Last year Doyle Miller's worst nightmare came true. Sales, once plentiful, had all but evaporated at Optomec, the Albuquerque company where Miller is chief executive. Demand for the company's laser equipment was down, way down. "For the first time," says Miller, "there was nothing on the horizon to help cash flow." Meanwhile, Optomec's two salespeople were still collecting salaries. Out of desperation, the CEO hatched a drastic plan: put the salespeople on straight commission and take away their secure base salary. He knew that carrying out such a draconian decision would probably result in one salesperson's immediate departure. Miller didn't want that. But what, he wondered then, were his options?
Rich McElaney, the CEO of $3-million Micromarketing, in Chantilly, Va., also reached a do-or-die moment. After years of double-digit growth, Micromarketing's sales slid so badly in 2001 that McElaney grew concerned about the company's viability. He too made a plan. The CEO quickly helped his two salespeople focus on new market opportunities among their retail customers and then went about hiring more salespeople. McElaney's plan, though very different from Miller's, was also risky. What if the new sales opportunities didn't pan out fast enough to pay for the newly expanded sales force?
At no other time in the past decade have CEOs and company owners faced such a flurry of sales issues flying at them all at once. Is there something wrong with my selling approach? My sales force? Is my product mix still right? And the biggie: When will things turn around for my industry? Many entrepreneurs, accustomed to good times, have few models or memories to fall back on during this downturn. Some, like Tom Salonek, were just getting started in business 10 years ago. "It was me and the dog, and we didn't know any better," says Salonek, the owner of Go-e-biz.com, an Inc 500 company in St. Paul, Minn. As the years went by and his E-business consulting company prospered, Salonek turned over the role of selling to hired hands. But today he's back in the saddle, riding with his reps on sales calls again. "Now I'm involved with key accounts, and that matters to our customers. I used to think, 'Big deal if I'm there."

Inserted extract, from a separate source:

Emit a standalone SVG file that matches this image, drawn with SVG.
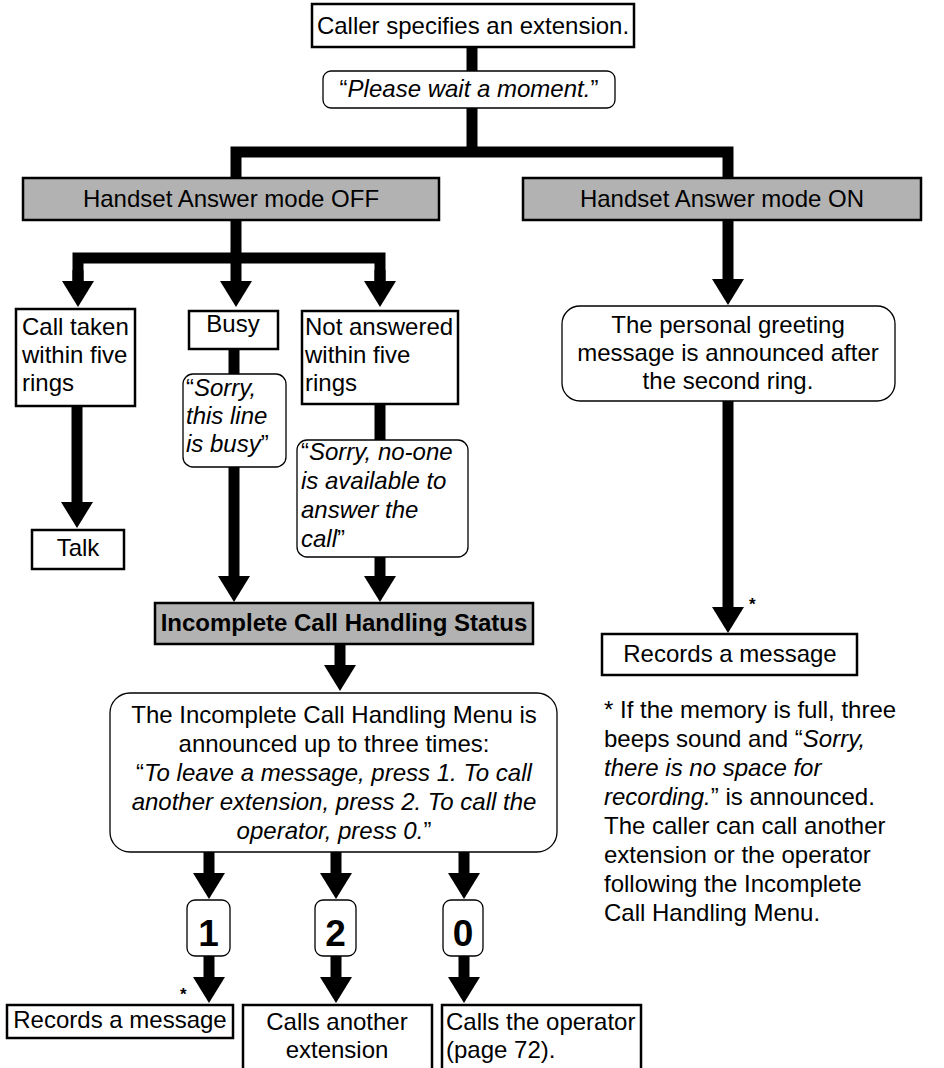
<svg xmlns="http://www.w3.org/2000/svg" width="944" height="1068" viewBox="0 0 944 1068">
<style>
text{font-family:"Liberation Sans",Arial,sans-serif;font-size:24px;fill:#000}
.c{text-anchor:middle}
.i{font-style:italic}
.b{font-weight:bold}
.box{fill:#fff;stroke:#000;stroke-width:2.5}
.gray{fill:#b2b2b2;stroke:#000;stroke-width:2.5}
.rnd{fill:#fff;stroke:#000;stroke-width:1.3}
.ln{fill:none;stroke:#000;stroke-width:11;stroke-linejoin:miter}
.ar{fill:none;stroke:#000;stroke-width:11;marker-end:url(#ah)}
.dig{font-size:37px;font-weight:bold}
.ast{font-size:17px;font-weight:bold}
</style>
<defs>
<marker id="ah" markerUnits="userSpaceOnUse" viewBox="0 0 27 32" markerWidth="27" markerHeight="32" refX="1" refY="16" orient="auto" overflow="visible">
<path d="M0,0 L26,16 L0,32 Z" fill="#000"/>
</marker>
</defs>
<g id="connectors">
<path class="ln" d="M472,47 V71"/>
<path class="ln" d="M472,108 V152"/>
<path class="ln" d="M236,178 V152 H728 V178"/>
<path class="ln" d="M78,283 V258 H380 V283"/>
<path class="ar" d="M236,220 V282"/>
<path class="ar" d="M78,270 V282"/>
<path class="ar" d="M380,270 V282"/>
<path class="ln" d="M234,349 V374"/>
<path class="ar" d="M234,467 V577"/>
<path class="ln" d="M380,404 V440"/>
<path class="ar" d="M380,557 V577"/>
<path class="ar" d="M77,406 V503"/>
<path class="ar" d="M340,644 V666"/>
<path class="ar" d="M209,852 V874"/>
<path class="ar" d="M336,852 V874"/>
<path class="ar" d="M464,852 V874"/>
<path class="ar" d="M209,956 V978"/>
<path class="ar" d="M336,956 V978"/>
<path class="ar" d="M464,956 V978"/>
<path class="ar" d="M728,220 V280"/>
<path class="ar" d="M728,401 V608"/>
</g>
<g id="n-caller"><rect class="box" x="312" y="4" width="322" height="43"/><text class="c" x="473" y="34">Caller specifies an extension.</text></g>
<g id="n-wait"><rect class="rnd" x="323" y="71" width="292" height="37" rx="8"/><text class="c" x="469" y="97">“<tspan class="i">Please wait a moment.</tspan>”</text></g>
<g id="n-off"><rect class="gray" x="23" y="178" width="416" height="42"/><text class="c" x="231" y="207">Handset Answer mode OFF</text></g>
<g id="n-on"><rect class="gray" x="523" y="178" width="398" height="42"/><text class="c" x="722" y="207">Handset Answer mode ON</text></g>
<g id="n-taken"><rect class="box" x="16" y="309" width="119" height="97"/><text x="22" y="335">Call taken</text><text x="22" y="363">within five</text><text x="22" y="391">rings</text></g>
<g id="n-busy"><rect class="box" x="189" y="311" width="89" height="38"/><text class="c" x="233" y="332">Busy</text></g>
<g id="n-notans"><rect class="box" x="302" y="311" width="156" height="93"/><text x="305" y="335">Not answered</text><text x="305" y="363">within five</text><text x="305" y="391">rings</text></g>
<g id="n-sorrybusy"><rect class="rnd" x="183" y="374" width="103" height="93" rx="10"/><text x="186" y="396">“<tspan class="i">Sorry,</tspan></text><text class="i" x="186" y="424">this line</text><text x="186" y="452"><tspan class="i">is busy</tspan>”</text></g>
<g id="n-sorryno"><rect class="rnd" x="297" y="440" width="171" height="117" rx="10"/><text x="301" y="460">“<tspan class="i">Sorry, no-one</tspan></text><text class="i" x="301" y="489">is available to</text><text class="i" x="301" y="518">answer the</text><text x="301" y="547"><tspan class="i">call</tspan>”</text></g>
<g id="n-talk"><rect class="box" x="32" y="530" width="92" height="39"/><text class="c" x="78" y="556">Talk</text></g>
<g id="n-status"><rect class="gray" x="155" y="603" width="378" height="41"/><text class="c b" x="344" y="631">Incomplete Call Handling Status</text></g>
<g id="n-menu"><rect class="rnd" x="110" y="693" width="447" height="159" rx="20"/>
<text class="c" x="334" y="723">The Incomplete Call Handling Menu is</text>
<text class="c" x="334" y="752">announced up to three times:</text>
<text class="c" x="334" y="781">“<tspan class="i">To leave a message, press 1. To call</tspan></text>
<text class="c i" x="334" y="810">another extension, press 2. To call the</text>
<text class="c" x="334" y="839"><tspan class="i">operator, press 0.</tspan>”</text></g>
<g id="n-d1"><rect class="rnd" x="187" y="900" width="43" height="56" rx="8"/><text class="c dig" x="208.5" y="946">1</text></g>
<g id="n-d2"><rect class="rnd" x="315" y="900" width="41" height="56" rx="8"/><text class="c dig" x="335.5" y="946">2</text></g>
<g id="n-d0"><rect class="rnd" x="443" y="900" width="40" height="56" rx="8"/><text class="c dig" x="463" y="946">0</text></g>
<g id="n-rec1"><rect class="box" x="7" y="1005" width="226" height="33"/><text class="c" x="120" y="1028">Records a message</text><text class="ast" x="180" y="1000">*</text></g>
<g id="n-callext"><rect class="box" x="243" y="1005" width="189" height="70"/><text class="c" x="337" y="1030">Calls another</text><text class="c" x="337" y="1058">extension</text></g>
<g id="n-callop"><rect class="box" x="442" y="1005" width="199" height="70"/><text x="446" y="1030">Calls the operator</text><text x="446" y="1058">(page 72).</text></g>
<g id="n-greet"><rect class="rnd" x="562" y="306" width="333" height="95" rx="18"/><text class="c" x="728" y="333">The personal greeting</text><text class="c" x="728" y="361">message is announced after</text><text class="c" x="728" y="389">the second ring.</text></g>
<g id="n-rec2"><rect class="box" x="602" y="634" width="255" height="41"/><text class="c" x="730" y="662">Records a message</text><text class="ast" x="749" y="610">*</text></g>
<g id="n-note">
<text x="604" y="718">* If the memory is full, three</text>
<text x="604" y="747">beeps sound and “<tspan class="i">Sorry,</tspan></text>
<text class="i" x="604" y="776">there is no space for</text>
<text x="604" y="805"><tspan class="i">recording.</tspan>” is announced.</text>
<text x="604" y="834">The caller can call another</text>
<text x="604" y="863">extension or the operator</text>
<text x="604" y="892">following the Incomplete</text>
<text x="604" y="921">Call Handling Menu.</text>
</g>
</svg>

Big deal indeed. Salespeople clearly need all the help they can get. Many sales recruits in their twenties have no recollection at all of the last downturn. With a straight face, a young salesman at one company asked the owner, "Gee, what was it like in the recession of '91?"
The short answer: nothing like this recession. "I've been in this game for a long time, and I've been talking to a lot of sales VPs," says sales consultant Robert Miller, author of the classic tome Strategic Selling. "Everybody says exactly the same thing -- their biggest challenge is managing pervasive uncertainty." But it's more than that. Tom Hopkins, popular sales trainer and best-selling author of How to Master the Art of Selling, sees salespeople gripped with fear. "A lot of salespeople have been on the gravy train for the last 8 to 10 years. A lot of sales were handed to people. They are immobilized now."

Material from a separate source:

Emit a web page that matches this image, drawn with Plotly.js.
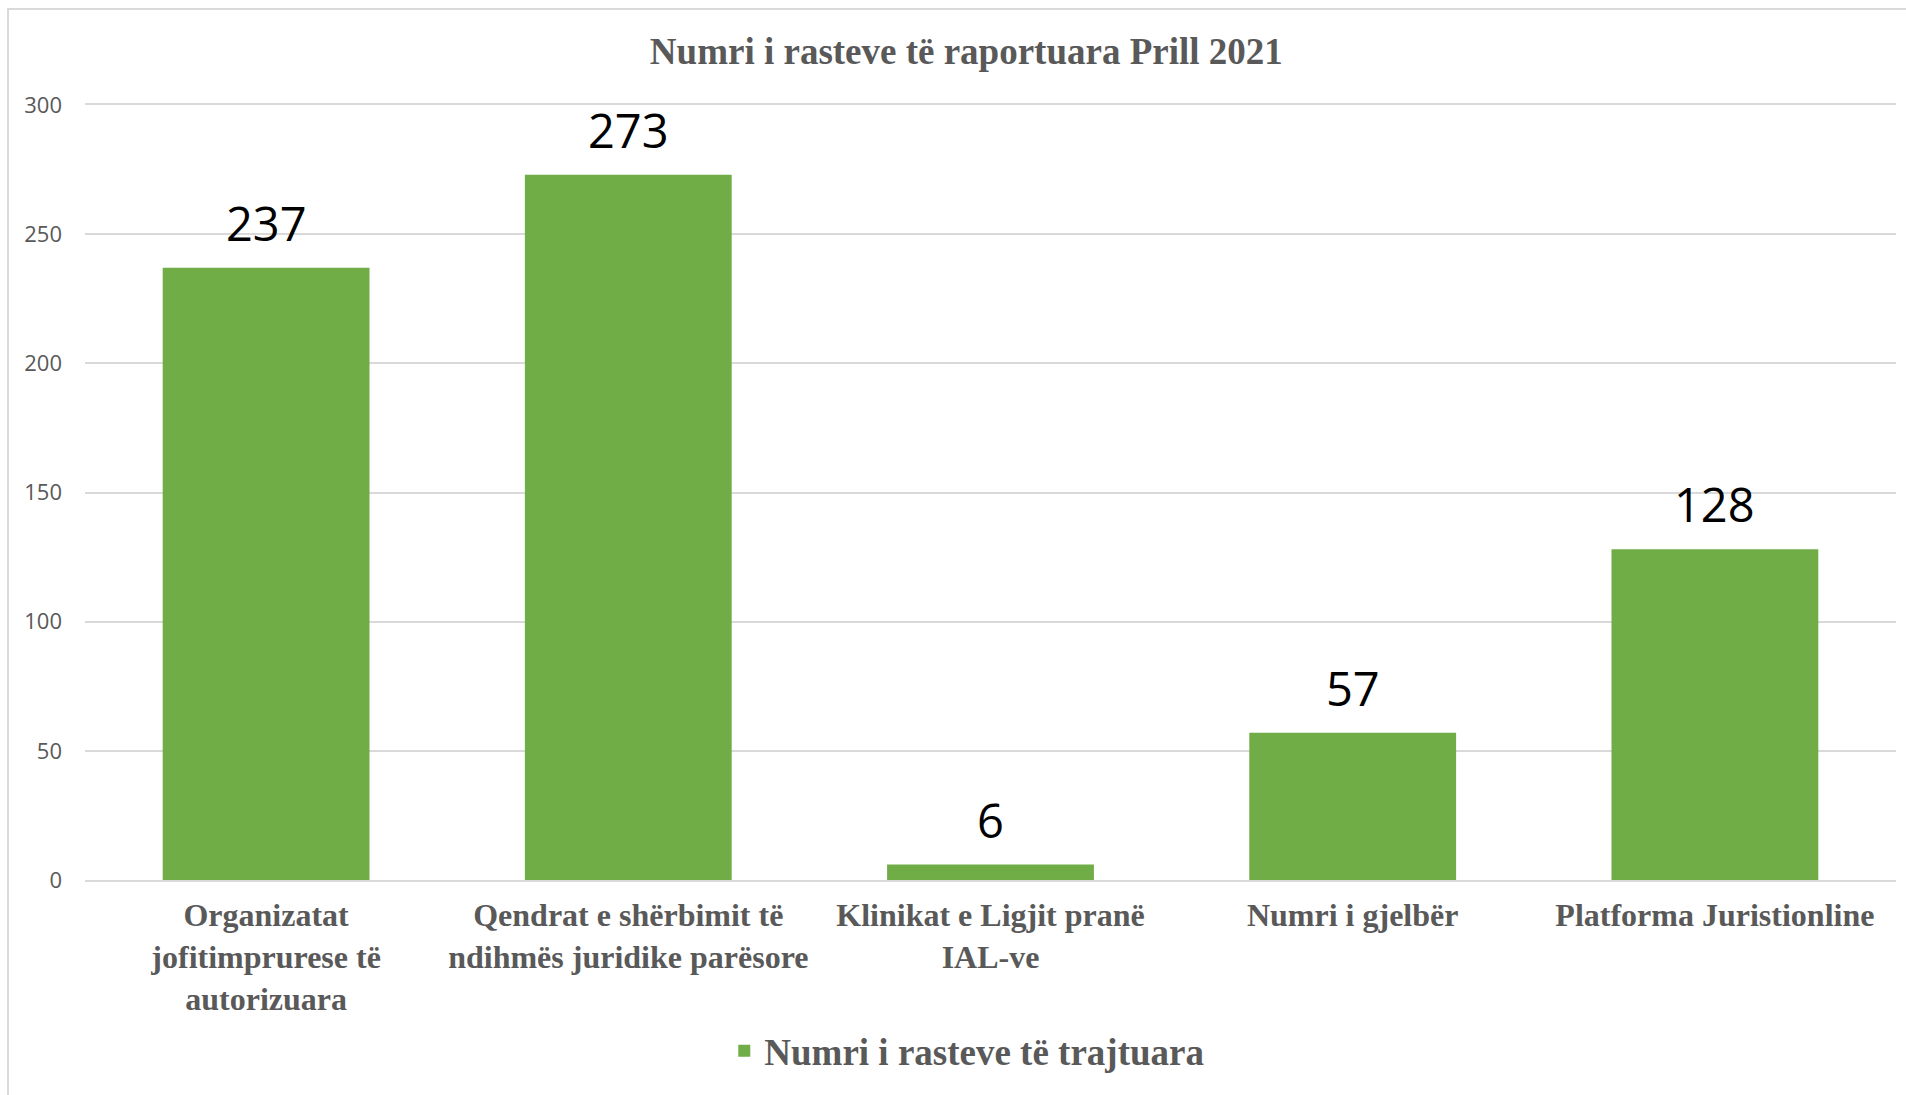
<!DOCTYPE html>
<html>
<head>
<meta charset="utf-8">
<script src="https://cdn.plot.ly/plotly-3.0.1.min.js"></script>
<style>
  html, body { margin: 0; padding: 0; background: #ffffff; overflow: hidden; }
  #chart { position: absolute; left: 0; top: 0; width: 1906px; height: 1095px; }
  #frame { position: absolute; left: 7px; top: 8px; width: 1940px; height: 1140px;
           border: 2px solid #d9d9d9; pointer-events: none; box-sizing: border-box; }
</style>
</head>
<body>
<div id="chart"></div>
<div id="frame"></div>
<script>
// ---- data ----
const categories = [
  "Organizatat<br>jofitimprurese të<br>autorizuara",
  "Qendrat e shërbimit të<br>ndihmës juridike parësore",
  "Klinikat e Ligjit pranë<br>IAL-ve",
  "Numri i gjelbër",
  "Platforma Juristionline"
];
const values = [237, 273, 6, 57, 128];
const seriesName = "Numri i rasteve të trajtuara";
const chartTitle = "Numri i rasteve të raportuara Prill 2021";
const yTicks = [0, 50, 100, 150, 200, 250, 300];

// ---- styles ----
const green = "#70ad47";
const grey = "#595959";
const serif = "'Liberation Serif', 'Times New Roman', serif";
const sans = "'Open Sans', 'Noto Sans', sans-serif";

const trace = {
  type: "bar",
  x: categories,
  y: values,
  name: seriesName,
  marker: { color: green, line: { width: 0 } },
  showlegend: true,
  hoverinfo: "skip"
};

const annotations = categories.map((c, i) => ({
  x: c,
  y: values[i],
  xref: "x",
  yref: "y",
  text: String(values[i]),
  showarrow: false,
  yanchor: "bottom",
  yshift: 11,
  font: { family: sans, size: 47, color: "#000000" }
}));

const layout = {
  width: 1906,
  height: 1095,
  paper_bgcolor: "#ffffff",
  plot_bgcolor: "#ffffff",
  margin: { l: 85, r: 10, t: 105, b: 215, pad: 0 },
  bargap: 0.429,
  title: {
    text: chartTitle,
    font: { family: serif, size: 37, color: grey, weight: "bold" },
    xref: "container",
    x: 0.507,
    xanchor: "center",
    yref: "container",
    y: 0.9534,
    yanchor: "middle"
  },
  xaxis: {
    type: "category",
    showgrid: false,
    showline: true,
    mirror: true,
    linecolor: "#d9d9d9",
    linewidth: 2,
    zeroline: false,
    ticks: "",
    ticklabelstandoff: 6,
    tickfont: { family: serif, size: 32, color: grey, weight: "bold" },
    fixedrange: true
  },
  yaxis: {
    range: [0, 300],
    tickvals: yTicks,
    ticktext: yTicks.map(String),
    showgrid: true,
    gridcolor: "#d9d9d9",
    gridwidth: 2,
    zeroline: false,
    showline: false,
    ticks: "",
    ticklabelstandoff: 22,
    tickfont: { family: sans, size: 22, color: grey },
    fixedrange: true
  },
  legend: {
    orientation: "h",
    xref: "paper",
    yref: "paper",
    x: 0.353,
    xanchor: "left",
    y: -0.221,
    yanchor: "middle",
    font: { family: serif, size: 37, color: grey, weight: "bold" },
    bgcolor: "rgba(0,0,0,0)",
    borderwidth: 0
  },
  annotations: annotations,
  hovermode: false
};

Plotly.newPlot("chart", [trace], layout, { displayModeBar: false, staticPlot: true });
</script>
</body>
</html>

Before, the sales just came. Now it is the questions that won't stop coming.
Q: Should I be hiring salespeople right now?
The answer is a resounding yes. "Always be closing," a character says in Glengarry Glen Ross. Always be hiring, says Steve Schmidt, CEO of $20-million Abraham Technical Services, in Maple Grove, Minn. "A lot of top-notch folks are currently available, and I would pour all available monies into latching onto some winners," says Schmidt. Others agree that now is the time to snag superstar talent. "Anyone who joins has to be stellar," says Andy Zoltners, a sales consultant, professor of sales management at the J.L. Kellogg Graduate School of Management, and co-author of The Complete Guide to Accelerating Sales Force Performance. His advice: (1) change your hiring process so you're interviewing higher-caliber candidates, and (2) pay more to get the best. "My attitude on compensation is, the sales force is self-funding."

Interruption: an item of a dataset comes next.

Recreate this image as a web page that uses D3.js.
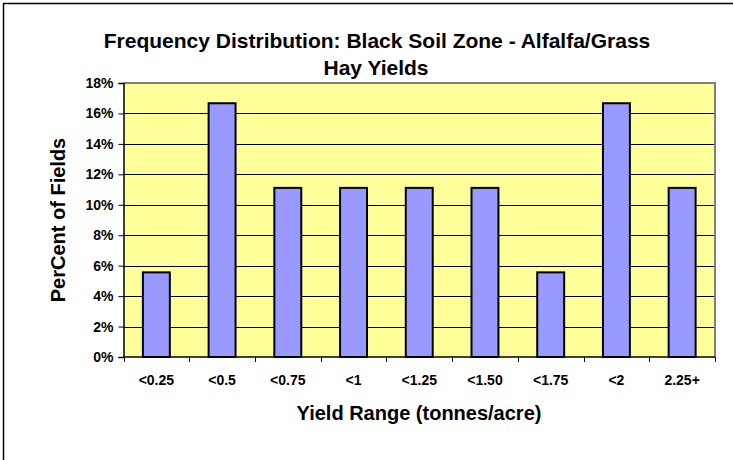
<!DOCTYPE html>
<html>
<head>
<meta charset="utf-8">
<script src="https://cdn.jsdelivr.net/npm/d3@7"></script>
<style>
  body { margin: 0; background: #fff; }
  text { font-family: Arial, "Liberation Sans", sans-serif; font-weight: bold; }
</style>
</head>
<body>
<script>
// chart data
var categories = ["<0.25", "<0.5", "<0.75", "<1", "<1.25", "<1.50", "<1.75", "<2", "2.25+"];
var percents = [5.56, 16.67, 11.11, 11.11, 11.11, 11.11, 5.56, 16.67, 11.11];
var yTicks = [0, 2, 4, 6, 8, 10, 12, 14, 16, 18];

var width = 733,
    height = 460;

var plot = {left: 123.5, top: 83, right: 715, bottom: 357};

var svg = d3.select("body").append("svg")
    .attr("width", width)
    .attr("height", height);

// outer chart border (runs off the right/bottom edge)
svg.append("rect")
    .attr("x", 3.5).attr("y", 3.5)
    .attr("width", 800).attr("height", 500)
    .attr("fill", "none")
    .attr("stroke", "#000")
    .attr("stroke-width", 1.5);

var x = d3.scaleBand()
    .domain(categories)
    .range([plot.left, plot.right])
    .paddingInner(0.59)
    .paddingOuter(0.295);

var xEdge = d3.scaleLinear()
    .domain([0, categories.length])
    .range([plot.left, plot.right]);

var y = d3.scaleLinear()
    .domain([0, 18])
    .range([plot.bottom, plot.top]);

// plot background
svg.append("rect")
    .attr("x", plot.left).attr("y", plot.top)
    .attr("width", plot.right - plot.left)
    .attr("height", plot.bottom - plot.top)
    .attr("fill", "#FFFF99");

// gridlines
svg.append("g")
    .selectAll("line")
    .data(yTicks.slice(1, -1))
    .enter().append("line")
    .attr("x1", plot.left).attr("x2", plot.right)
    .attr("y1", function(d){ return Math.round(y(d)) + 0.5; })
    .attr("y2", function(d){ return Math.round(y(d)) + 0.5; })
    .attr("stroke", "#000")
    .attr("stroke-width", 1);

// plot border top/right grey
svg.append("path")
    .attr("d", "M" + plot.left + "," + plot.top + "H" + plot.right + "V" + plot.bottom)
    .attr("fill", "none")
    .attr("stroke", "#808080")
    .attr("stroke-width", 2);

// bars
svg.append("g")
    .selectAll("rect")
    .data(percents)
    .enter().append("rect")
    .attr("x", function(d, i){ return x(categories[i]); })
    .attr("y", function(d){ return y(d); })
    .attr("width", x.bandwidth())
    .attr("height", function(d){ return y(0) - y(d); })
    .attr("fill", "#9999FF")
    .attr("stroke", "#000")
    .attr("stroke-width", 2);

// y axis
var yAxis = svg.append("g")
    .attr("transform", "translate(" + plot.left + ",0)")
    .call(d3.axisLeft(y)
        .tickValues(yTicks)
        .tickSize(5)
        .tickPadding(5)
        .tickFormat(function(d){ return d + "%"; }));
yAxis.select(".domain").attr("stroke", "#000").attr("stroke-width", 1.5);
yAxis.selectAll(".tick line").attr("stroke", "#000");
yAxis.selectAll("text")
    .attr("font-size", "14px")
    .attr("font-weight", "bold")
    .attr("font-family", "Arial, 'Liberation Sans', sans-serif")
    .attr("fill", "#000");

// x axis: ticks at category edges
var xAxis = svg.append("g")
    .attr("transform", "translate(0," + plot.bottom + ")");
xAxis.append("line")
    .attr("x1", plot.left).attr("x2", plot.right)
    .attr("stroke", "#000").attr("stroke-width", 1.5);
xAxis.selectAll(".edge")
    .data(d3.range(categories.length + 1))
    .enter().append("line")
    .attr("class", "edge")
    .attr("x1", function(d){ return Math.round(xEdge(d)) + 0.5; })
    .attr("x2", function(d){ return Math.round(xEdge(d)) + 0.5; })
    .attr("y1", 0).attr("y2", 5)
    .attr("stroke", "#000");
xAxis.selectAll(".lbl")
    .data(categories)
    .enter().append("text")
    .attr("class", "lbl")
    .attr("x", function(d){ return x(d) + x.bandwidth() / 2; })
    .attr("y", 28)
    .attr("text-anchor", "middle")
    .attr("font-size", "14px")
    .text(function(d){ return d; });

// titles
svg.append("text")
    .attr("x", 377).attr("y", 48)
    .attr("text-anchor", "middle")
    .attr("font-size", "21px")
    .text("Frequency Distribution: Black Soil Zone - Alfalfa/Grass");
svg.append("text")
    .attr("x", 376).attr("y", 75)
    .attr("text-anchor", "middle")
    .attr("font-size", "21px")
    .text("Hay Yields");

svg.append("text")
    .attr("x", 419).attr("y", 420)
    .attr("text-anchor", "middle")
    .attr("font-size", "20px")
    .text("Yield Range (tonnes/acre)");

svg.append("text")
    .attr("transform", "translate(65,220) rotate(-90)")
    .attr("text-anchor", "middle")
    .attr("font-size", "20px")
    .text("PerCent of Fields");
</script>
</body>
</html>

McElaney of Micromarketing did his math carefully before he recruited a top-performing salesperson from one of his competitors. "The person has 18 years of experience in my industry. I knew I'd be forced to pay top dollar to do this. But I've done a lot of payoff models," he says. In his experience, new hires are doing well if they make enough sales to cover their salary and other fixed costs in less than 12 months while they're learning the ropes. His new supersalesperson, he estimates, will be paying his way on a month-to-month basis within 7 to 8 months. "A few years ago I would have dismissed this kind of deal as too expensive, but I did the analysis and was pleased to find it will only take a few midsize deals to pay back the investment," McElaney says.
Q: I can afford to hire only one salesperson. How do I pick a winner?
A recession-proof way to boost revenues is to hire away from a competitor that top-level salesperson who has a ready book of business. Barring that, you're probably going to have to kiss a lot of frogs to find your prince or princess. Lots of salespeople are leaving or being laid off from big companies and failed dot-coms. But are any of those folks right for you?
"Good salespeople are usually 'expressive drivers' like me. And that's who I hire."
--Tony Natella
Meet Tony Natella, the master of sales recruiting. "Good salespeople are usually 'expressive drivers' like me," the onetime Inc 500 CEO says without a trace of modesty. "And that's who I hire." As you might gather from the psychobabble, Natella is a big fan of personality testing. But that's just part one of his rigorous screening system, which weeds out 29 of every 30 people who interview for sales positions at Diversified Communications Group, a $6-million recruiting firm in Bedford, Mass.